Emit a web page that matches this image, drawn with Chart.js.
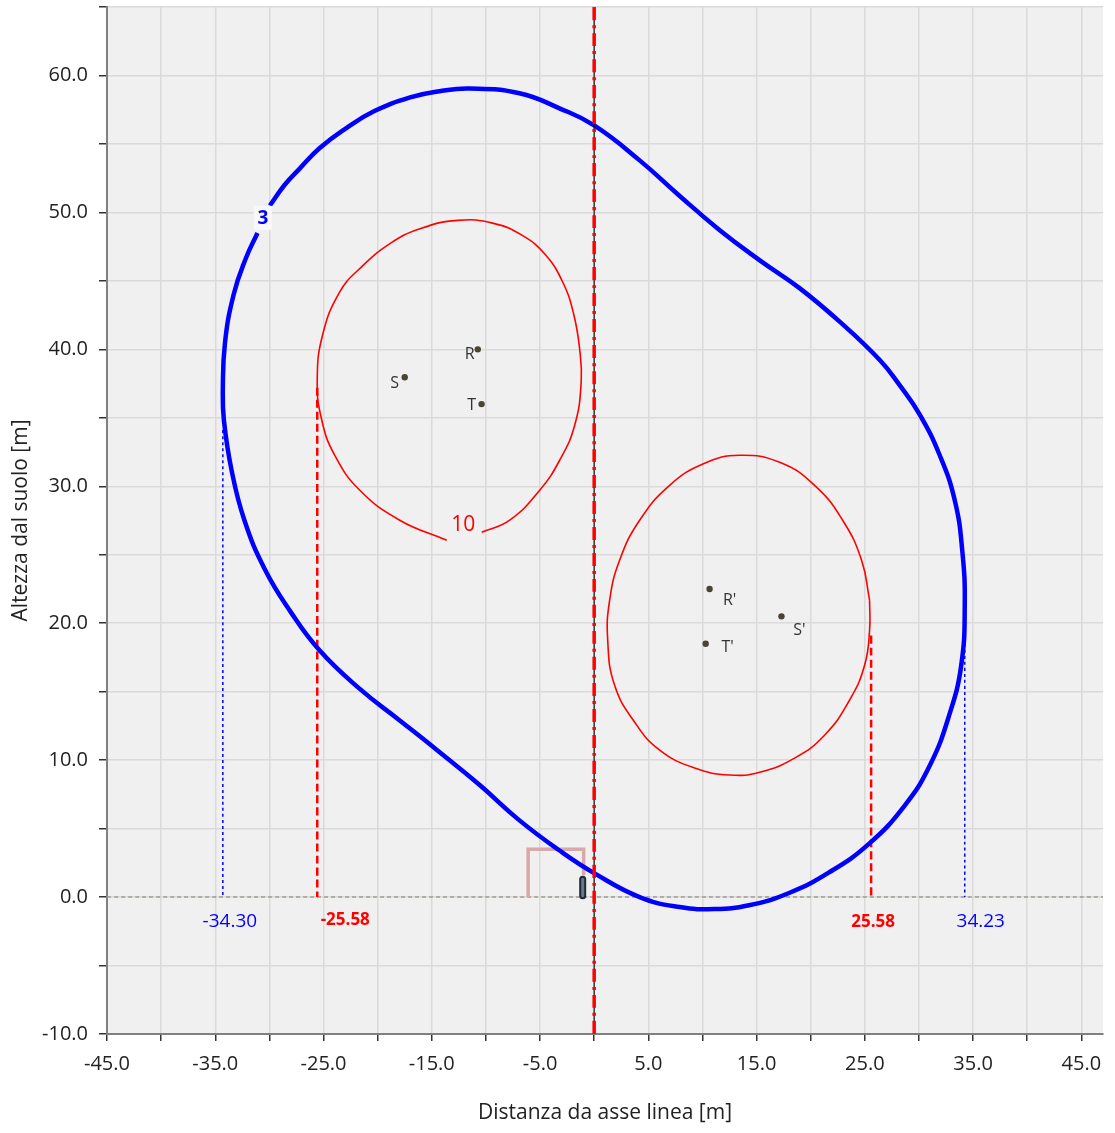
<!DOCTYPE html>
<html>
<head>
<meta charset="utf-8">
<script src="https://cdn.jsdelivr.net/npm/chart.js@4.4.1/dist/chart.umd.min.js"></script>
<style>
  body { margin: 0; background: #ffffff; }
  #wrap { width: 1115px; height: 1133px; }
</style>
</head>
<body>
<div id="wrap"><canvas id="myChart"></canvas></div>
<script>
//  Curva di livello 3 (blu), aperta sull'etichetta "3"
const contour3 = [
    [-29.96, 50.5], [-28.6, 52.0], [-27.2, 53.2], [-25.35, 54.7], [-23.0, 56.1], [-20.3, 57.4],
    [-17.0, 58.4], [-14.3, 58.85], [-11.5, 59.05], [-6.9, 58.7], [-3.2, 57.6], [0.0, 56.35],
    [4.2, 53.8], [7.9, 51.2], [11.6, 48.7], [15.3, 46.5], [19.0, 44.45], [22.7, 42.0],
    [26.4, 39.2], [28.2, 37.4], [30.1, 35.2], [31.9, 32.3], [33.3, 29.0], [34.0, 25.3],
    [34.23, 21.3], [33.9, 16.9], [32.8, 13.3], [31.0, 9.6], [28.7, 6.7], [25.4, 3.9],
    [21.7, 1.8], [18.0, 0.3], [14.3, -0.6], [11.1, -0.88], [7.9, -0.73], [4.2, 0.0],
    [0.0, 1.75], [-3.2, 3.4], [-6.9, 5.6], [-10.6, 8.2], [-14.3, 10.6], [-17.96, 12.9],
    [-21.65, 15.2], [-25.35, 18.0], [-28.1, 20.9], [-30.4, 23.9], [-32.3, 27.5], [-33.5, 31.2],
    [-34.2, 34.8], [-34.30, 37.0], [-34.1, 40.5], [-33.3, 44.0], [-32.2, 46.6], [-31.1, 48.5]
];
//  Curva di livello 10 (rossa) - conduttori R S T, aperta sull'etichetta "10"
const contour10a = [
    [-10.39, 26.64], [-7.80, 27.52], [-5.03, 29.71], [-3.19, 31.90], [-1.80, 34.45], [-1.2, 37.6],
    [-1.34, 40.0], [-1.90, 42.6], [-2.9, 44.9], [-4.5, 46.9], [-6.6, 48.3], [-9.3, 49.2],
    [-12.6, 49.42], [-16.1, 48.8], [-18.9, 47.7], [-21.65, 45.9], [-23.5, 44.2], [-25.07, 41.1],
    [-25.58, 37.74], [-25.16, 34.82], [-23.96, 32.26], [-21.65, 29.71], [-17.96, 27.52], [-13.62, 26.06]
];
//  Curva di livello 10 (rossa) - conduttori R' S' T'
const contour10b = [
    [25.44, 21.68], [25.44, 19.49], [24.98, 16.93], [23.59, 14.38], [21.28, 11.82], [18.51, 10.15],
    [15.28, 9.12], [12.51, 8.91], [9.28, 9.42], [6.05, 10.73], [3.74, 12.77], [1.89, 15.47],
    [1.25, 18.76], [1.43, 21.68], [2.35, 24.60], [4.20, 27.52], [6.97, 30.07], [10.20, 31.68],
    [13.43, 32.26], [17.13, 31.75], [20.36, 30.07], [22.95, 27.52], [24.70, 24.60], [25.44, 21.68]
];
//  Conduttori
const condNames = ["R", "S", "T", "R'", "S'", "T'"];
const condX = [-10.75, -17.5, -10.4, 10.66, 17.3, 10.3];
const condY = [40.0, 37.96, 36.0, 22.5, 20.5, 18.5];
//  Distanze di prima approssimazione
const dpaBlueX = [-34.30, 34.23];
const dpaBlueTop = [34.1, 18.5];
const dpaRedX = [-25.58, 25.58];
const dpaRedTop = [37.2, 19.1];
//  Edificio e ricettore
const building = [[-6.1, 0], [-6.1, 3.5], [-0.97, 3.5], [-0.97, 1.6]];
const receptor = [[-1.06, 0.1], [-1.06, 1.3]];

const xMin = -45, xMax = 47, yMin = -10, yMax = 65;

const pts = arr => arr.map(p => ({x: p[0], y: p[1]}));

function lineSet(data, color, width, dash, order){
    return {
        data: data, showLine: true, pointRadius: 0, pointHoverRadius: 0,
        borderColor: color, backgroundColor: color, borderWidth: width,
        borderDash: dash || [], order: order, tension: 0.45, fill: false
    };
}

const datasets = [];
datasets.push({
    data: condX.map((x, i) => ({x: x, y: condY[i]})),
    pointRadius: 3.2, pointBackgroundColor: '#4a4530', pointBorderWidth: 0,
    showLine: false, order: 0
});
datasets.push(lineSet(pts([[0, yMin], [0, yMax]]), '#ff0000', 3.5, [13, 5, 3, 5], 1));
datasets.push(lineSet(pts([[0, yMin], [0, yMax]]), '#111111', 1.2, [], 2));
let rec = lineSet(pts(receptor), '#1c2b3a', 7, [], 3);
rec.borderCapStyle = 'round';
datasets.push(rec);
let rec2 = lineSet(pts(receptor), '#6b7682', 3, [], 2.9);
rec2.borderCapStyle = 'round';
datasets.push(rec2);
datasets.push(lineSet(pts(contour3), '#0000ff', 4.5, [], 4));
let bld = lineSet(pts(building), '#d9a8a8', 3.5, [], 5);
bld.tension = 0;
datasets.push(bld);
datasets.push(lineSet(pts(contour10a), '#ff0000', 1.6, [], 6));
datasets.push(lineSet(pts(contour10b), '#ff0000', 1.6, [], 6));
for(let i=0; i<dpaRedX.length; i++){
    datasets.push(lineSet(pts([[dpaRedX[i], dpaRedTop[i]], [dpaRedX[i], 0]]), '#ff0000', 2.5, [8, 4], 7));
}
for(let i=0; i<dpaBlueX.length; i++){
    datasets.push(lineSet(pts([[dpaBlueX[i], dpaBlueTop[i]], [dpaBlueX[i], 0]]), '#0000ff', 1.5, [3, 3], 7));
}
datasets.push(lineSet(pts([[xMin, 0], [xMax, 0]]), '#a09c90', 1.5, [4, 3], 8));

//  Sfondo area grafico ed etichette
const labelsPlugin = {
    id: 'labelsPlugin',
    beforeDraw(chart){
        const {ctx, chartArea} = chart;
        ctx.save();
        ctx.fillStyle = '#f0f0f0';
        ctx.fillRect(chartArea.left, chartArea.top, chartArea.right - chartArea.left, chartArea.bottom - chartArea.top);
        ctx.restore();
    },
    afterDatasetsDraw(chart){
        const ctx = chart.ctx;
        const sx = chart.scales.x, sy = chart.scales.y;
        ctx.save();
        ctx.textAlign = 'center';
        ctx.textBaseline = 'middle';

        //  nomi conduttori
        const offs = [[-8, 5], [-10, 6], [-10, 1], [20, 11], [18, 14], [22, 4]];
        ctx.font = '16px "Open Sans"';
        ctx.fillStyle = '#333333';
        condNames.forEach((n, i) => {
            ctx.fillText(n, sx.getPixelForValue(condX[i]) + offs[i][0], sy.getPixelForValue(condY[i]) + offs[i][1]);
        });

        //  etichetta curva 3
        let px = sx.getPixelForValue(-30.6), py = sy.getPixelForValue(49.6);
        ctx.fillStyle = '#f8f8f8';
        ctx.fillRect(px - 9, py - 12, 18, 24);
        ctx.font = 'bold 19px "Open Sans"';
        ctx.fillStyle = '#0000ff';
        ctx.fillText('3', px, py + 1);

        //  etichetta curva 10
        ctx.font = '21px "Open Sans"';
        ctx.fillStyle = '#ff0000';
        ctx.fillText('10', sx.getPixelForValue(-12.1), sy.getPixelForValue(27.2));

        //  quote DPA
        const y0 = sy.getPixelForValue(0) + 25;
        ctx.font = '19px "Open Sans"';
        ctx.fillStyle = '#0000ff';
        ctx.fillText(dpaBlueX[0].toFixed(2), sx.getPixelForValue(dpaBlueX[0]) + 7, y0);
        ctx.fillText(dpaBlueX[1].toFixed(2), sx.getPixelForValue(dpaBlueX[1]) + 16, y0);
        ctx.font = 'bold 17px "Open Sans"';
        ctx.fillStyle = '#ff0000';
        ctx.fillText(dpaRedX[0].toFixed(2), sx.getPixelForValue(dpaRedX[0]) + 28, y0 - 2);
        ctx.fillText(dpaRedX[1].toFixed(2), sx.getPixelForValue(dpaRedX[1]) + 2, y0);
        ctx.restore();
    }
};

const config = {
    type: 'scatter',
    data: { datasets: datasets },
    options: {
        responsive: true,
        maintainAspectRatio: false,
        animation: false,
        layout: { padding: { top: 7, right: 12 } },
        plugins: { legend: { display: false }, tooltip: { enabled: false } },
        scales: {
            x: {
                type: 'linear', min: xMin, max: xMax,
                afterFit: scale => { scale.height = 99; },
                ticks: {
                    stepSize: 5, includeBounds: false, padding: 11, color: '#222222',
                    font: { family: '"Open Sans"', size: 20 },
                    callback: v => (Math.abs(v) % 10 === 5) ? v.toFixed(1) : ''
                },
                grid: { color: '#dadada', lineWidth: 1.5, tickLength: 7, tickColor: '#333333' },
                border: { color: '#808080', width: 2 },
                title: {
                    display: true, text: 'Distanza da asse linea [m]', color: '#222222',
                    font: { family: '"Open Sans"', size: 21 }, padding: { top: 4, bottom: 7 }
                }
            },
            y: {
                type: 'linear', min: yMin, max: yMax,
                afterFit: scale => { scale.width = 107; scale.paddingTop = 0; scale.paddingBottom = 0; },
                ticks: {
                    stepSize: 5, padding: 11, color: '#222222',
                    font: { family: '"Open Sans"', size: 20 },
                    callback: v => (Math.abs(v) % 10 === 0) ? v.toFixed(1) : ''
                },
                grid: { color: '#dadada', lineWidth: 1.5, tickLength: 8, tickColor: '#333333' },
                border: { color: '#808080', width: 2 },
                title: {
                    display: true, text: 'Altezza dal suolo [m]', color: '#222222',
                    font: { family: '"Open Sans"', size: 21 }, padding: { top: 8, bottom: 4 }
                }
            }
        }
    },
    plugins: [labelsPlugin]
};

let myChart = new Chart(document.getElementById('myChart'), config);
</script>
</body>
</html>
--
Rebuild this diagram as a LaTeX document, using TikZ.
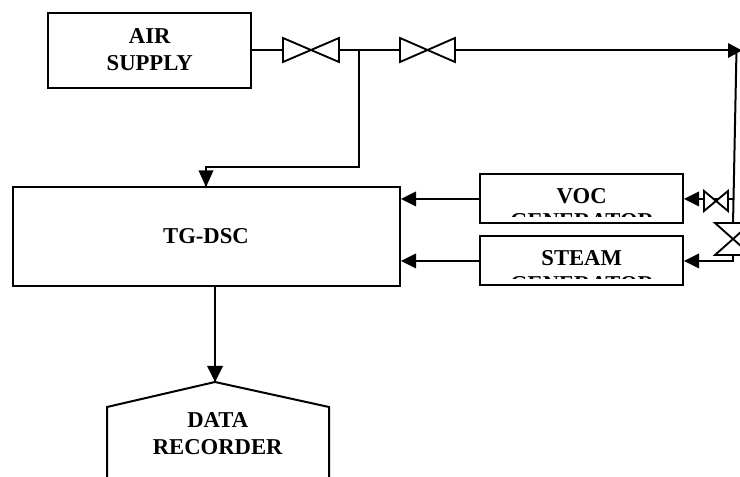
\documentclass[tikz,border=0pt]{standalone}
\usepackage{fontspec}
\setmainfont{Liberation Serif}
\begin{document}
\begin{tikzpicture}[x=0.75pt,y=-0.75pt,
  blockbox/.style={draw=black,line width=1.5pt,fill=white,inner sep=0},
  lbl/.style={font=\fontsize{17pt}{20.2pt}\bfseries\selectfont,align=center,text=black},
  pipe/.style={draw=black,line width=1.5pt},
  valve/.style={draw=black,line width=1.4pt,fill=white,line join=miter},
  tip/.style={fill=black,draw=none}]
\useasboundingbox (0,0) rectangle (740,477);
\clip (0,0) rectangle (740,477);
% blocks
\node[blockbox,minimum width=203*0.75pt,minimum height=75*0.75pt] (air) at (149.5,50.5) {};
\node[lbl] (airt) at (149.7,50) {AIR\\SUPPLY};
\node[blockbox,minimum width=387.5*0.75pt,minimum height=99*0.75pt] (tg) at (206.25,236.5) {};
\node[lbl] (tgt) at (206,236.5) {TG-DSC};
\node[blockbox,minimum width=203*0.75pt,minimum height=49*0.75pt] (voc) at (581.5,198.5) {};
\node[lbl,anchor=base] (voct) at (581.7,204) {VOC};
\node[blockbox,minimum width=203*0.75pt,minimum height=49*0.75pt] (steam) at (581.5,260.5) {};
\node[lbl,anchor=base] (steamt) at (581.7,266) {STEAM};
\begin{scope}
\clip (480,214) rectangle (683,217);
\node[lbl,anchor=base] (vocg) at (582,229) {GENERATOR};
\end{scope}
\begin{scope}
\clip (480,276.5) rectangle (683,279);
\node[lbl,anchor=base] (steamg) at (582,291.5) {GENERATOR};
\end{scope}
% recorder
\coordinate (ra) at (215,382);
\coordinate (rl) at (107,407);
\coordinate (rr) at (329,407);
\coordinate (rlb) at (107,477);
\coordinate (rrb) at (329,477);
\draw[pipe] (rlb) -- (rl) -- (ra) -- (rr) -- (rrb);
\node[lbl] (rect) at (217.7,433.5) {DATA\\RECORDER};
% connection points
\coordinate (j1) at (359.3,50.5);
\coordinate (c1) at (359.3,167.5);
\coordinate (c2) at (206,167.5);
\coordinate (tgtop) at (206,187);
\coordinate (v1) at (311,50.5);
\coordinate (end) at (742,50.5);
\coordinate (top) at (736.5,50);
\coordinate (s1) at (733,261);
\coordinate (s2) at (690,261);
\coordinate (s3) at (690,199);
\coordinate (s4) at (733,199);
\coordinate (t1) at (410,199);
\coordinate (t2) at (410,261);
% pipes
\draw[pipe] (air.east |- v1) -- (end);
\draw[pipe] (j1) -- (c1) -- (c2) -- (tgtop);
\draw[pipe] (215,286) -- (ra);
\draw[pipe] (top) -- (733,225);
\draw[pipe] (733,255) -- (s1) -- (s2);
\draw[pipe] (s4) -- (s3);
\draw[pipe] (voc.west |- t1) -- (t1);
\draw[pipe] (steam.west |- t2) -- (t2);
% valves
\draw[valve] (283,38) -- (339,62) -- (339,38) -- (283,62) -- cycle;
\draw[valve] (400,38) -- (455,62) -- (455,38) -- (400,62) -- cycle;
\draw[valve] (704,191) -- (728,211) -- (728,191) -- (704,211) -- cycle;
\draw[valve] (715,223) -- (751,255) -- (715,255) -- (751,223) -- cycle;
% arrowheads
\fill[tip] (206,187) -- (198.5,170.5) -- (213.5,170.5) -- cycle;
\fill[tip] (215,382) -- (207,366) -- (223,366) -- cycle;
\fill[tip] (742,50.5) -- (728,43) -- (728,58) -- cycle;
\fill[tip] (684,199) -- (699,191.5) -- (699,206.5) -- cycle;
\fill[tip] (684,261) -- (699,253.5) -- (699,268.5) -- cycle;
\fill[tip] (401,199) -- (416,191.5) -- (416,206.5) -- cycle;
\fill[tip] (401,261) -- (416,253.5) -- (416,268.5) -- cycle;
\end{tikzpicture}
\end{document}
...
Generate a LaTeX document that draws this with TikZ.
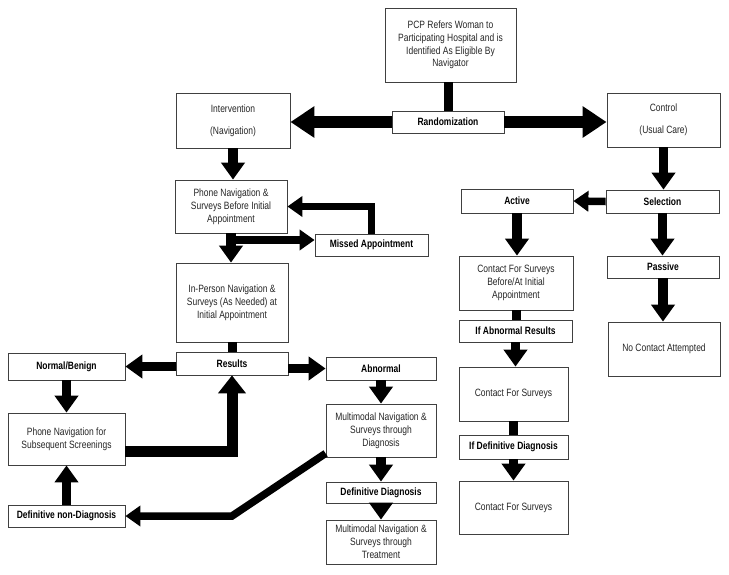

- _Given problem_
Keep only those lines of the records that hold "this", and return them.

- _Task solution_
Emit a web page that matches this image, drawn with Chart.js.
Rebuild this diagram as a LaTeX document, using TikZ.
Generate a LaTeX document that draws this with TikZ.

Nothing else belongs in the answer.